David Gauthier’s Moral Philosophy
Another contemporary philosopher who follows in the tradition of Hobbes is David Gauthier of the University of Pittsburgh. In his influential text, Morals By Agreement, he argues that voluntary compliance with moral rules, even in the absence of enforcement, is in one’s rational self-interest. Specifically, he contends that one should become a constrained maximizer, a person disposed to cooperate with others on the condition that they expect others to cooperate. We can all do better by voluntarily cooperating, considering the cost of establishing and maintaining enforcement agencies.

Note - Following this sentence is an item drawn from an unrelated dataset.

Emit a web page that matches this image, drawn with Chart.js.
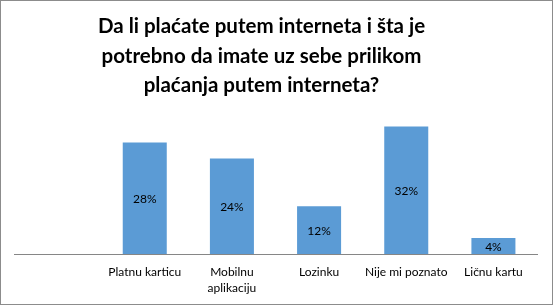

Like Harman, Gauthier contends that bargaining may resolve contract disputes, and he advances an entire bargaining theory to support this claim. Unlike Hobbes and Harman, Gauthier’s moral theory depends less heavily on self-interest. If morality and self-interest coincide, Gauthier claims, then morality would be easy; we would just follow our interests. But this seems to be mistaken since morality and self-interest often conflict. Gauthier believes that morality calls upon us, at least sometime, to constrain ourselves from self-interested pursuits. On the other hand, he admits, if morality is not self-interested then you have no reason to be moral. It is from this paradox that morality derives.
What Gauthier has in mind echoes Hobbes. We must constrain ourselves to be moral, but because constraint allows us to live peacefully, it is ultimately self-interested. In the end, Gauthier agrees with both Harman and Hobbes that morality is grounded in self-interest and that moral constraint is the price we pay for a civilized society. But how exactly does Gauthier say that self-interest leads to morality?

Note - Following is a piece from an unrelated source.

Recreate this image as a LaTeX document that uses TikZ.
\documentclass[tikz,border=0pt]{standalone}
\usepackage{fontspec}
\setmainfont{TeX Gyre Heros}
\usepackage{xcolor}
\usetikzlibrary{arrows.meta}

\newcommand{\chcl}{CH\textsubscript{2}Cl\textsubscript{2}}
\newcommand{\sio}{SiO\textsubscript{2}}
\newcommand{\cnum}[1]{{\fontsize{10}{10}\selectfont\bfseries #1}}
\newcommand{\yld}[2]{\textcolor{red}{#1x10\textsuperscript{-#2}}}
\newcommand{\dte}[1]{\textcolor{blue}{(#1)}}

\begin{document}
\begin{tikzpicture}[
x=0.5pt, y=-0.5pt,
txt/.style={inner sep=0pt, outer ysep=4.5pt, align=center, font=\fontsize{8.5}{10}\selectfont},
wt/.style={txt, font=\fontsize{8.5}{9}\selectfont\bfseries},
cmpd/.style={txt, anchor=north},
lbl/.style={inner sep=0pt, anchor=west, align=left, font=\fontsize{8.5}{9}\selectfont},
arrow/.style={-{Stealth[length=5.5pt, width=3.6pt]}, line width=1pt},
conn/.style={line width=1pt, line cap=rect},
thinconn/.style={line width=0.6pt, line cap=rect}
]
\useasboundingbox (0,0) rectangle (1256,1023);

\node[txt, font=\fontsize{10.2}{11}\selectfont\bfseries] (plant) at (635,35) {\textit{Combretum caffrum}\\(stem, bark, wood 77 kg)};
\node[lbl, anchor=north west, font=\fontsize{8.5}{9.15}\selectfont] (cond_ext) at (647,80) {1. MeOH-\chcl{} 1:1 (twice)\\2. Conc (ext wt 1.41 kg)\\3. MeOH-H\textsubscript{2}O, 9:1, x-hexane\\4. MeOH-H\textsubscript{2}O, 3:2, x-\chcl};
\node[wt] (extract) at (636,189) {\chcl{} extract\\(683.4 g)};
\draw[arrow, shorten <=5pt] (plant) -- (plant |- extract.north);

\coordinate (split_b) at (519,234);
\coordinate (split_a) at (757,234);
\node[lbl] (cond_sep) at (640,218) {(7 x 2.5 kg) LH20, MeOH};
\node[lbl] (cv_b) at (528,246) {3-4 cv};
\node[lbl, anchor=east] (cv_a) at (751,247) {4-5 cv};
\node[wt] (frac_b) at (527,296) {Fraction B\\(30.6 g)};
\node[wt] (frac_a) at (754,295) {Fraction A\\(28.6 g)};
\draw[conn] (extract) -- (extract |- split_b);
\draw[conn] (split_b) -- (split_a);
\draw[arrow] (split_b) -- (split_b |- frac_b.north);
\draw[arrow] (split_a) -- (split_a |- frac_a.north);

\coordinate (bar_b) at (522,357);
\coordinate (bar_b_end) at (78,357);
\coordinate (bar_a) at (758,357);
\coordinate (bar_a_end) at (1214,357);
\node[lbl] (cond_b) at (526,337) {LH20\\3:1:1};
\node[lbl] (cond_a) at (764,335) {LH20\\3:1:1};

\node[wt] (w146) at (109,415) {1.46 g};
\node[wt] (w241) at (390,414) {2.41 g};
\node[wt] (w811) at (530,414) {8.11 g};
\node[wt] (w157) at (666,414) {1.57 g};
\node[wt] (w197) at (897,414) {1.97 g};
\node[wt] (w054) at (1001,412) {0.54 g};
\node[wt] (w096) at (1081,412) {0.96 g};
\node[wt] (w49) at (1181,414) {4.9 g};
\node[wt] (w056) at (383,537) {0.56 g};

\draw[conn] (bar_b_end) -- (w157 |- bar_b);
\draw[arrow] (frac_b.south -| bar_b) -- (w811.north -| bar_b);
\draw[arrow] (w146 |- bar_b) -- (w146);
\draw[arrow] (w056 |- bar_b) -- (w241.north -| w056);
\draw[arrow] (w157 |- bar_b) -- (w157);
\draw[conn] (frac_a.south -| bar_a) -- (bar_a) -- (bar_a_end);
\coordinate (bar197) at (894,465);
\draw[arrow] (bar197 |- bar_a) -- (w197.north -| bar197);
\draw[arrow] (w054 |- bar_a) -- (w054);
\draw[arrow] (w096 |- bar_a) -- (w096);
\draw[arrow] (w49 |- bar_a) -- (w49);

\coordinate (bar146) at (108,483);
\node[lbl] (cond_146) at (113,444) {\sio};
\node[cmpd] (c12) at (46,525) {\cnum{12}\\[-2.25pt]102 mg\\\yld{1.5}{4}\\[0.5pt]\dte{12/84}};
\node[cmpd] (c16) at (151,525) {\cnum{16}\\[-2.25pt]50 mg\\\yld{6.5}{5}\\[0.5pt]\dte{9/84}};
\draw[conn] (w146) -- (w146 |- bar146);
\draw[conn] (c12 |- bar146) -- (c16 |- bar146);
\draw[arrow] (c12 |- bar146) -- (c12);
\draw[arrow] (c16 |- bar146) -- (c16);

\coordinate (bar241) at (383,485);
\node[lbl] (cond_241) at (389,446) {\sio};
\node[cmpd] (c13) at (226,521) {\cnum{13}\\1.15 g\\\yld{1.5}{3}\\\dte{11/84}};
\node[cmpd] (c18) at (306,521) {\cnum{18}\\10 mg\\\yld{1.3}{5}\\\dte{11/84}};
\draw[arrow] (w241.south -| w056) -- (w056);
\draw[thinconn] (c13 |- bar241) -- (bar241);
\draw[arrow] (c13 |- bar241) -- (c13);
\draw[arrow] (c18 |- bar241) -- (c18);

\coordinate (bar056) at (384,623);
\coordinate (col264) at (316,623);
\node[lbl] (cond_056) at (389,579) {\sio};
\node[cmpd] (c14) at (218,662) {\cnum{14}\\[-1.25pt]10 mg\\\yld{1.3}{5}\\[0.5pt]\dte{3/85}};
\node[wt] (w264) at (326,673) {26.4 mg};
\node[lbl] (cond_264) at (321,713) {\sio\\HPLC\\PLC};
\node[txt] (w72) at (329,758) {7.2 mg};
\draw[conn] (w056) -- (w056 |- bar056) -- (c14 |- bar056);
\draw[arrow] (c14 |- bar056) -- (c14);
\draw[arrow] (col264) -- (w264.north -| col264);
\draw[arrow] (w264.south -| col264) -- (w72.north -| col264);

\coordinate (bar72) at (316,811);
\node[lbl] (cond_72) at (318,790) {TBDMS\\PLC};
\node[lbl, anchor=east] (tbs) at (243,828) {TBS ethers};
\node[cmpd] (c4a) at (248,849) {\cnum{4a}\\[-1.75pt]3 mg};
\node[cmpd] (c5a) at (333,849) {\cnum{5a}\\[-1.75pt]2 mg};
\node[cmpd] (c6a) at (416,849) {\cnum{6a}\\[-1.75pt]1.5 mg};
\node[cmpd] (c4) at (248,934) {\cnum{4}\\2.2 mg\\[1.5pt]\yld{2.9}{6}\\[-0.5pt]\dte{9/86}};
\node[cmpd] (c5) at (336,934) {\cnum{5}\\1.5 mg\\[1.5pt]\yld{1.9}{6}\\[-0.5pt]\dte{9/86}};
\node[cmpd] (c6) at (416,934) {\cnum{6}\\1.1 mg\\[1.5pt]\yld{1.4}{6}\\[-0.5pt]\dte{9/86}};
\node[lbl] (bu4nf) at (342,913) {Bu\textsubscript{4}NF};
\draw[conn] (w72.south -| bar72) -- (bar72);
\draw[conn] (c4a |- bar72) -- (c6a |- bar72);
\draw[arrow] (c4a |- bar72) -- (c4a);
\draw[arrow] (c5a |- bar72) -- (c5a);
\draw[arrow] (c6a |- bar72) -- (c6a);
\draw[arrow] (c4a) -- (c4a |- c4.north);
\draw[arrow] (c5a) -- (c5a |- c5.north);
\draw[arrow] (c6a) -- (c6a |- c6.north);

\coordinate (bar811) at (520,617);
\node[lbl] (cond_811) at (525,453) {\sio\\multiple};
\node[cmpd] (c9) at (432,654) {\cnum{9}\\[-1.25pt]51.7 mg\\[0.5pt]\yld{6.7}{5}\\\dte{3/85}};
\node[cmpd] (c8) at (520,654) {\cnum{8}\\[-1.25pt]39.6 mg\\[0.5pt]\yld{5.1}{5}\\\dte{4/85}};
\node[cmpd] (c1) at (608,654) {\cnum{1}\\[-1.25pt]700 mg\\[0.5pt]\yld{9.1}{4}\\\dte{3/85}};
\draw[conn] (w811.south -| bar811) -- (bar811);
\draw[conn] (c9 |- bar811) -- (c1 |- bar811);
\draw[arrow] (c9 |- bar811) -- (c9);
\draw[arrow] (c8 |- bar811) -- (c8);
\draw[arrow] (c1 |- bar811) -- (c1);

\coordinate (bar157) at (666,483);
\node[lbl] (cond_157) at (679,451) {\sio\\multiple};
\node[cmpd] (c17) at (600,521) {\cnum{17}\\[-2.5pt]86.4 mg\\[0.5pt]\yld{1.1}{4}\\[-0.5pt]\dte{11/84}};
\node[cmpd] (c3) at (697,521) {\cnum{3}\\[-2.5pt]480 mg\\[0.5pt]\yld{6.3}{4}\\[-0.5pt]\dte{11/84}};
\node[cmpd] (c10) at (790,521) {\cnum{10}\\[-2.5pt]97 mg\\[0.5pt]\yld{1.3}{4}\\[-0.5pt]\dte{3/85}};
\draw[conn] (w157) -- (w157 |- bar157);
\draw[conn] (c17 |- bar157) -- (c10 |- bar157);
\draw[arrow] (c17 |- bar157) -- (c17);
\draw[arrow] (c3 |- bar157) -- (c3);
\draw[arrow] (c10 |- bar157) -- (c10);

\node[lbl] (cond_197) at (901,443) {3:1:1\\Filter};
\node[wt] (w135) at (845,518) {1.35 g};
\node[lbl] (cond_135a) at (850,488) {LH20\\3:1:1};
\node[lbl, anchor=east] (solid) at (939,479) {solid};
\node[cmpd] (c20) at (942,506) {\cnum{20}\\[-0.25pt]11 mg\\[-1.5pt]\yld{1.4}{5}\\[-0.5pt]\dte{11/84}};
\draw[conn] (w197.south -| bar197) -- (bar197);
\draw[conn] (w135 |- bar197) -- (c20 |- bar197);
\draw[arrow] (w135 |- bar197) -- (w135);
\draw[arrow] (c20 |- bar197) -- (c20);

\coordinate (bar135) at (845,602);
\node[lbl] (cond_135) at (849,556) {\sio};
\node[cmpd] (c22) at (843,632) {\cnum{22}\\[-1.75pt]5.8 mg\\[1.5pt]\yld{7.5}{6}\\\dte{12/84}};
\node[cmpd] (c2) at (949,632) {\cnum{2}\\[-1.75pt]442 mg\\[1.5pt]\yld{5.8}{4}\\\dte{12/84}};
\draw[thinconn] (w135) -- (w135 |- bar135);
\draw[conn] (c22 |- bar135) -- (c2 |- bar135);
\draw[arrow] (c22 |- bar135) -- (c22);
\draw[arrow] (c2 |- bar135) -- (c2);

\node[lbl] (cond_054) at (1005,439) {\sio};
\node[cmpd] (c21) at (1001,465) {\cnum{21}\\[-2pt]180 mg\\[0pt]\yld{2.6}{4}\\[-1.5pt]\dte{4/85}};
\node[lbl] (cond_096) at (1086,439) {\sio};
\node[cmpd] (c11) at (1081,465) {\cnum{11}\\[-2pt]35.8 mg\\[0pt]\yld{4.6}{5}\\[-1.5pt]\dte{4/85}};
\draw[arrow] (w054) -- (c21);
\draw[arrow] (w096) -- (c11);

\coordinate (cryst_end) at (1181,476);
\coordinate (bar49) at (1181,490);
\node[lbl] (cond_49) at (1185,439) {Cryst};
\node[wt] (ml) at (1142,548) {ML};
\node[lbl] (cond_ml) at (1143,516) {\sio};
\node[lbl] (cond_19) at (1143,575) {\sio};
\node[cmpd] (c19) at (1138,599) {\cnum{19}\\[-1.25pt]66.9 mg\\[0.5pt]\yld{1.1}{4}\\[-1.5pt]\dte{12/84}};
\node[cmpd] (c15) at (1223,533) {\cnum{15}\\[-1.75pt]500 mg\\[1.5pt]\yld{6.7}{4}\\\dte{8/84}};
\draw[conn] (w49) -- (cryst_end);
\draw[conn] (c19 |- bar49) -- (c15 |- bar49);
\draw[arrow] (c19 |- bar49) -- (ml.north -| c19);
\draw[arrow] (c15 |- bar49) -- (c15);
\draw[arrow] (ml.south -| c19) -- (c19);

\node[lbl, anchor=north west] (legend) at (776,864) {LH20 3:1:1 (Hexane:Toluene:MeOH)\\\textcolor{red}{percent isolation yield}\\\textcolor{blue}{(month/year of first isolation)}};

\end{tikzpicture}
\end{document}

Gauthier’s Theory of Rationality
Gauthier develops his theory of morality as part of a theory of rational choice; in essence, morality is both self-interested and rational. We might begin by considering the conception of rationality central to his theory. For Gauthier, practical reason is strictly instrumental. This is sometimes called the maximizing notion of rationality. Accordingly, to be rational is to be disposed to act in a way that maximizes the satisfaction of one’s interests, interests here are understood as one’s considered, but nonetheless, subjectively determined preferences. On this conception of rationality, one’s preferential interests need not be exclusively in the self, but preferential interests of the self, which may include interest in others.
The notion of rationality used here derives from that employed by economists in the classical tradition. The individual is the ultimate unit of analysis in this tradition. Individuals are assumed to make choices on the basis of their preferences and beliefs about the world. The choice is rational in this sense when it is consistent with those beliefs and preferences. Effects of human action and interaction are then explained as the intended or unintended outcomes of the individual choices producing them. As we will see, the effect of choices that are economical and, hence, individually rational may be nonetheless collectively harmful but at the same time avoidable. In a nutshell, to avoid collectively harmful outcomes, we must adopt what Gauthier calls “morals by agreement,” those principles we can all agree to for our mutual benefit. This is the essence of morality.